- **Do this**
Skip any picture you find and retype all the remaining lines exactly.

[Excerpted records start]

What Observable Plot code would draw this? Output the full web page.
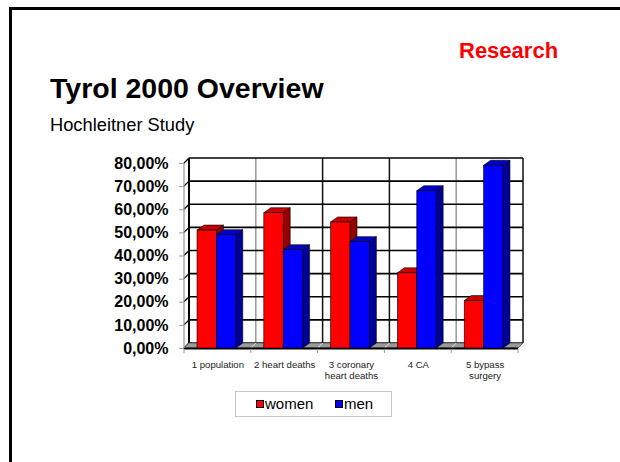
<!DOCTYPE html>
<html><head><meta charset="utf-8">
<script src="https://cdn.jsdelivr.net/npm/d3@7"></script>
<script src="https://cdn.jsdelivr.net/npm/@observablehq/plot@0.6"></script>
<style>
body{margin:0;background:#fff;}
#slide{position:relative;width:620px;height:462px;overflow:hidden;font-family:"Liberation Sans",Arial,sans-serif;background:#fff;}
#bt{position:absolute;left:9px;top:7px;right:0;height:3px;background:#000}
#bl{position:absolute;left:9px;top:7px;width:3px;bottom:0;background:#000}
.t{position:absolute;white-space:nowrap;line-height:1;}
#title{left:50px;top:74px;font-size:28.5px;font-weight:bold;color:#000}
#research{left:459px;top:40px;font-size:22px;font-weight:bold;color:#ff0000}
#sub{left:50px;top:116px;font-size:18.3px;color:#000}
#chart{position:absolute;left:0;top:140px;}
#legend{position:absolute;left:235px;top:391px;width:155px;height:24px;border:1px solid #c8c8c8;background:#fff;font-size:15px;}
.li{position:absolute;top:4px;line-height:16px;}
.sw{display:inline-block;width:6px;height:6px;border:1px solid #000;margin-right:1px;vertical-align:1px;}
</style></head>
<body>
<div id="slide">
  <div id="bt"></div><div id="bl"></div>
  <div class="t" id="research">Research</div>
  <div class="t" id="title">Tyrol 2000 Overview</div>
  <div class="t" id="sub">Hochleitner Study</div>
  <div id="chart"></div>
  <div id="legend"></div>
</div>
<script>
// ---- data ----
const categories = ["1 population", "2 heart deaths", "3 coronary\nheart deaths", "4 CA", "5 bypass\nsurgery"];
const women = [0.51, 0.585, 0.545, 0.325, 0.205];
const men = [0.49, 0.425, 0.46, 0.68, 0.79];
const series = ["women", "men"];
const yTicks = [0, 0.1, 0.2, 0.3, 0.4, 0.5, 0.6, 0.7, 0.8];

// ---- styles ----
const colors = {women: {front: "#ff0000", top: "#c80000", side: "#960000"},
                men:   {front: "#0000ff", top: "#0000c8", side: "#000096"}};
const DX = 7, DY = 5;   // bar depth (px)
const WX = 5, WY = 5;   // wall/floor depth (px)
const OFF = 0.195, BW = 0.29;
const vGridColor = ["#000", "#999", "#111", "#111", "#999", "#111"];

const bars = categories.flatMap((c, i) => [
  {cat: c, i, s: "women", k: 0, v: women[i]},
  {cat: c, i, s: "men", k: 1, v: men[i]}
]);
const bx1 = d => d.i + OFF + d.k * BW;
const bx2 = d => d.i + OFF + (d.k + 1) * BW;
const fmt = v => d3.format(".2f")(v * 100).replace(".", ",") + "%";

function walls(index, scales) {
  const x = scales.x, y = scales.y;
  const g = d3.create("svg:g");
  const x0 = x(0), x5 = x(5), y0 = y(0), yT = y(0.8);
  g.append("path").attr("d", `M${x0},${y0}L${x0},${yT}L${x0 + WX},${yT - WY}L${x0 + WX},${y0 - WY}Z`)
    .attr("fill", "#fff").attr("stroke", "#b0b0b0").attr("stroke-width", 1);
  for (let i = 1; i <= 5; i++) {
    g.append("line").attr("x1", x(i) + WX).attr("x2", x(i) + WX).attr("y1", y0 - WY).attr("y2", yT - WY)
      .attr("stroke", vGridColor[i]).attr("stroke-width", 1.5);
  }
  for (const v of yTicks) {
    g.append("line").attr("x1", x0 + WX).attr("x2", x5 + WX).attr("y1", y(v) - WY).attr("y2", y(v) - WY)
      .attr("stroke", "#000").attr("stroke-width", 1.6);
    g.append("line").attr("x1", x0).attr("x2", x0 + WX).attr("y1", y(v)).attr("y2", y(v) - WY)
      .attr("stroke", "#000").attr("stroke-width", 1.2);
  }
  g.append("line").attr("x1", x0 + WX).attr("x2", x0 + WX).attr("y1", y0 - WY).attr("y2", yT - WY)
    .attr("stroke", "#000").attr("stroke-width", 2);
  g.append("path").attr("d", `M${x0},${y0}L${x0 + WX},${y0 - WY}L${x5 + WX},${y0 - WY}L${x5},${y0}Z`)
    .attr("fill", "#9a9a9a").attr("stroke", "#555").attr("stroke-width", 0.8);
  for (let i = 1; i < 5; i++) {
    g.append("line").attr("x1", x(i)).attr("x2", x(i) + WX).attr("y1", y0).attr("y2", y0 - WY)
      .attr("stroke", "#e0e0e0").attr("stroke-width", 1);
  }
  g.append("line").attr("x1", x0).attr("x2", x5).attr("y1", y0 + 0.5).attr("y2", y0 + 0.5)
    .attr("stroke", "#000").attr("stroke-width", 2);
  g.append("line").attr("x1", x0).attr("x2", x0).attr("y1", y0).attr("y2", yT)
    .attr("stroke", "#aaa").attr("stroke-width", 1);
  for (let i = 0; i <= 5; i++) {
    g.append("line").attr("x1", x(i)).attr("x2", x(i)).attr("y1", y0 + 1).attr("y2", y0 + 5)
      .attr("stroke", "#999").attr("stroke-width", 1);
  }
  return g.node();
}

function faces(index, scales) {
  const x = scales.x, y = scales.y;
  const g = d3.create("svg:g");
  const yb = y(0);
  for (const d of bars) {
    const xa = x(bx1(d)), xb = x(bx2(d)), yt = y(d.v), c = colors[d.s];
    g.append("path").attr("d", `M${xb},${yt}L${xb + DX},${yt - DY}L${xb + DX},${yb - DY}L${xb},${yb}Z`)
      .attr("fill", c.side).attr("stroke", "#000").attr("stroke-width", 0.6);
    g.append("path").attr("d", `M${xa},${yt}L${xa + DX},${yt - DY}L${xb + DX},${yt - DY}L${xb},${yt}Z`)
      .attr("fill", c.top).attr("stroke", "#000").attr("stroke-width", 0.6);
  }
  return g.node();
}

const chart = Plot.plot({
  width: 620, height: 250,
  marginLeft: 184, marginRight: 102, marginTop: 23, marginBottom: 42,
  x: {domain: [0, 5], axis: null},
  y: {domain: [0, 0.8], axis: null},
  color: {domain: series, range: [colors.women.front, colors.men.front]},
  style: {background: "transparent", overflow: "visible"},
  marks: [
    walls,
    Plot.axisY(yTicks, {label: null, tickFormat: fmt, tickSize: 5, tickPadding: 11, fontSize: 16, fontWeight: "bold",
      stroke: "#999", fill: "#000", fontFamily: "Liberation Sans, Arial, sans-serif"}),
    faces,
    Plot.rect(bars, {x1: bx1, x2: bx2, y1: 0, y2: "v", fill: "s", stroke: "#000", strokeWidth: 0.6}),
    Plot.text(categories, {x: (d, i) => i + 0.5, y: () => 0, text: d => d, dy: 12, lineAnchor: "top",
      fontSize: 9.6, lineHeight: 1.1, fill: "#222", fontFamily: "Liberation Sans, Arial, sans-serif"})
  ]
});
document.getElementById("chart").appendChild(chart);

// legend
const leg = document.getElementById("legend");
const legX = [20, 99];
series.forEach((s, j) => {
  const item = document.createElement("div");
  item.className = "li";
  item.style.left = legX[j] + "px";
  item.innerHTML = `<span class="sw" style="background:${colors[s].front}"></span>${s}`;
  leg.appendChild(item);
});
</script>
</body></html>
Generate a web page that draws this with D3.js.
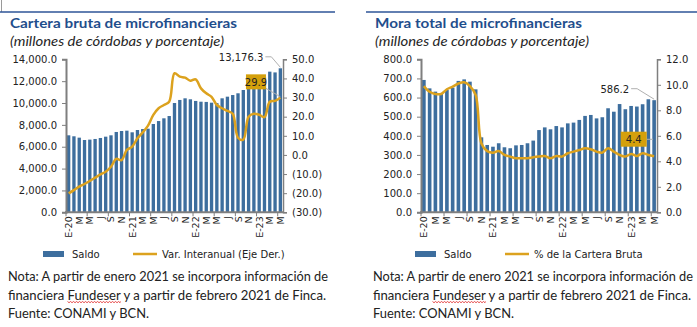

[Excerpted records end]

- **Solution to this task**
What Observable Plot code would draw this? Output the full web page.
<!DOCTYPE html>
<html><head><meta charset="utf-8">
<script src="https://cdn.jsdelivr.net/npm/d3@7"></script>
<script src="https://cdn.jsdelivr.net/npm/@observablehq/plot@0.6"></script>
<style>
body{margin:0;background:#fff;}
#slide{position:relative;width:620px;height:462px;overflow:hidden;font-family:"Liberation Sans",Arial,sans-serif;background:#fff;}
#bt{position:absolute;left:9px;top:7px;right:0;height:3px;background:#000}
#bl{position:absolute;left:9px;top:7px;width:3px;bottom:0;background:#000}
.t{position:absolute;white-space:nowrap;line-height:1;}
#title{left:50px;top:74px;font-size:28.5px;font-weight:bold;color:#000}
#research{left:459px;top:40px;font-size:22px;font-weight:bold;color:#ff0000}
#sub{left:50px;top:116px;font-size:18.3px;color:#000}
#chart{position:absolute;left:0;top:140px;}
#legend{position:absolute;left:235px;top:391px;width:155px;height:24px;border:1px solid #c8c8c8;background:#fff;font-size:15px;}
.li{position:absolute;top:4px;line-height:16px;}
.sw{display:inline-block;width:6px;height:6px;border:1px solid #000;margin-right:1px;vertical-align:1px;}
</style></head>
<body>
<div id="slide">
  <div id="bt"></div><div id="bl"></div>
  <div class="t" id="research">Research</div>
  <div class="t" id="title">Tyrol 2000 Overview</div>
  <div class="t" id="sub">Hochleitner Study</div>
  <div id="chart"></div>
  <div id="legend"></div>
</div>
<script>
// ---- data ----
const categories = ["1 population", "2 heart deaths", "3 coronary\nheart deaths", "4 CA", "5 bypass\nsurgery"];
const women = [0.51, 0.585, 0.545, 0.325, 0.205];
const men = [0.49, 0.425, 0.46, 0.68, 0.79];
const series = ["women", "men"];
const yTicks = [0, 0.1, 0.2, 0.3, 0.4, 0.5, 0.6, 0.7, 0.8];

// ---- styles ----
const colors = {women: {front: "#ff0000", top: "#c80000", side: "#960000"},
                men:   {front: "#0000ff", top: "#0000c8", side: "#000096"}};
const DX = 7, DY = 5;   // bar depth (px)
const WX = 5, WY = 5;   // wall/floor depth (px)
const OFF = 0.195, BW = 0.29;
const vGridColor = ["#000", "#999", "#111", "#111", "#999", "#111"];

const bars = categories.flatMap((c, i) => [
  {cat: c, i, s: "women", k: 0, v: women[i]},
  {cat: c, i, s: "men", k: 1, v: men[i]}
]);
const bx1 = d => d.i + OFF + d.k * BW;
const bx2 = d => d.i + OFF + (d.k + 1) * BW;
const fmt = v => d3.format(".2f")(v * 100).replace(".", ",") + "%";

function walls(index, scales) {
  const x = scales.x, y = scales.y;
  const g = d3.create("svg:g");
  const x0 = x(0), x5 = x(5), y0 = y(0), yT = y(0.8);
  g.append("path").attr("d", `M${x0},${y0}L${x0},${yT}L${x0 + WX},${yT - WY}L${x0 + WX},${y0 - WY}Z`)
    .attr("fill", "#fff").attr("stroke", "#b0b0b0").attr("stroke-width", 1);
  for (let i = 1; i <= 5; i++) {
    g.append("line").attr("x1", x(i) + WX).attr("x2", x(i) + WX).attr("y1", y0 - WY).attr("y2", yT - WY)
      .attr("stroke", vGridColor[i]).attr("stroke-width", 1.5);
  }
  for (const v of yTicks) {
    g.append("line").attr("x1", x0 + WX).attr("x2", x5 + WX).attr("y1", y(v) - WY).attr("y2", y(v) - WY)
      .attr("stroke", "#000").attr("stroke-width", 1.6);
    g.append("line").attr("x1", x0).attr("x2", x0 + WX).attr("y1", y(v)).attr("y2", y(v) - WY)
      .attr("stroke", "#000").attr("stroke-width", 1.2);
  }
  g.append("line").attr("x1", x0 + WX).attr("x2", x0 + WX).attr("y1", y0 - WY).attr("y2", yT - WY)
    .attr("stroke", "#000").attr("stroke-width", 2);
  g.append("path").attr("d", `M${x0},${y0}L${x0 + WX},${y0 - WY}L${x5 + WX},${y0 - WY}L${x5},${y0}Z`)
    .attr("fill", "#9a9a9a").attr("stroke", "#555").attr("stroke-width", 0.8);
  for (let i = 1; i < 5; i++) {
    g.append("line").attr("x1", x(i)).attr("x2", x(i) + WX).attr("y1", y0).attr("y2", y0 - WY)
      .attr("stroke", "#e0e0e0").attr("stroke-width", 1);
  }
  g.append("line").attr("x1", x0).attr("x2", x5).attr("y1", y0 + 0.5).attr("y2", y0 + 0.5)
    .attr("stroke", "#000").attr("stroke-width", 2);
  g.append("line").attr("x1", x0).attr("x2", x0).attr("y1", y0).attr("y2", yT)
    .attr("stroke", "#aaa").attr("stroke-width", 1);
  for (let i = 0; i <= 5; i++) {
    g.append("line").attr("x1", x(i)).attr("x2", x(i)).attr("y1", y0 + 1).attr("y2", y0 + 5)
      .attr("stroke", "#999").attr("stroke-width", 1);
  }
  return g.node();
}

function faces(index, scales) {
  const x = scales.x, y = scales.y;
  const g = d3.create("svg:g");
  const yb = y(0);
  for (const d of bars) {
    const xa = x(bx1(d)), xb = x(bx2(d)), yt = y(d.v), c = colors[d.s];
    g.append("path").attr("d", `M${xb},${yt}L${xb + DX},${yt - DY}L${xb + DX},${yb - DY}L${xb},${yb}Z`)
      .attr("fill", c.side).attr("stroke", "#000").attr("stroke-width", 0.6);
    g.append("path").attr("d", `M${xa},${yt}L${xa + DX},${yt - DY}L${xb + DX},${yt - DY}L${xb},${yt}Z`)
      .attr("fill", c.top).attr("stroke", "#000").attr("stroke-width", 0.6);
  }
  return g.node();
}

const chart = Plot.plot({
  width: 620, height: 250,
  marginLeft: 184, marginRight: 102, marginTop: 23, marginBottom: 42,
  x: {domain: [0, 5], axis: null},
  y: {domain: [0, 0.8], axis: null},
  color: {domain: series, range: [colors.women.front, colors.men.front]},
  style: {background: "transparent", overflow: "visible"},
  marks: [
    walls,
    Plot.axisY(yTicks, {label: null, tickFormat: fmt, tickSize: 5, tickPadding: 11, fontSize: 16, fontWeight: "bold",
      stroke: "#999", fill: "#000", fontFamily: "Liberation Sans, Arial, sans-serif"}),
    faces,
    Plot.rect(bars, {x1: bx1, x2: bx2, y1: 0, y2: "v", fill: "s", stroke: "#000", strokeWidth: 0.6}),
    Plot.text(categories, {x: (d, i) => i + 0.5, y: () => 0, text: d => d, dy: 12, lineAnchor: "top",
      fontSize: 9.6, lineHeight: 1.1, fill: "#222", fontFamily: "Liberation Sans, Arial, sans-serif"})
  ]
});
document.getElementById("chart").appendChild(chart);

// legend
const leg = document.getElementById("legend");
const legX = [20, 99];
series.forEach((s, j) => {
  const item = document.createElement("div");
  item.className = "li";
  item.style.left = legX[j] + "px";
  item.innerHTML = `<span class="sw" style="background:${colors[s].front}"></span>${s}`;
  leg.appendChild(item);
});
</script>
</body></html>
Generate a web page that draws this with D3.js.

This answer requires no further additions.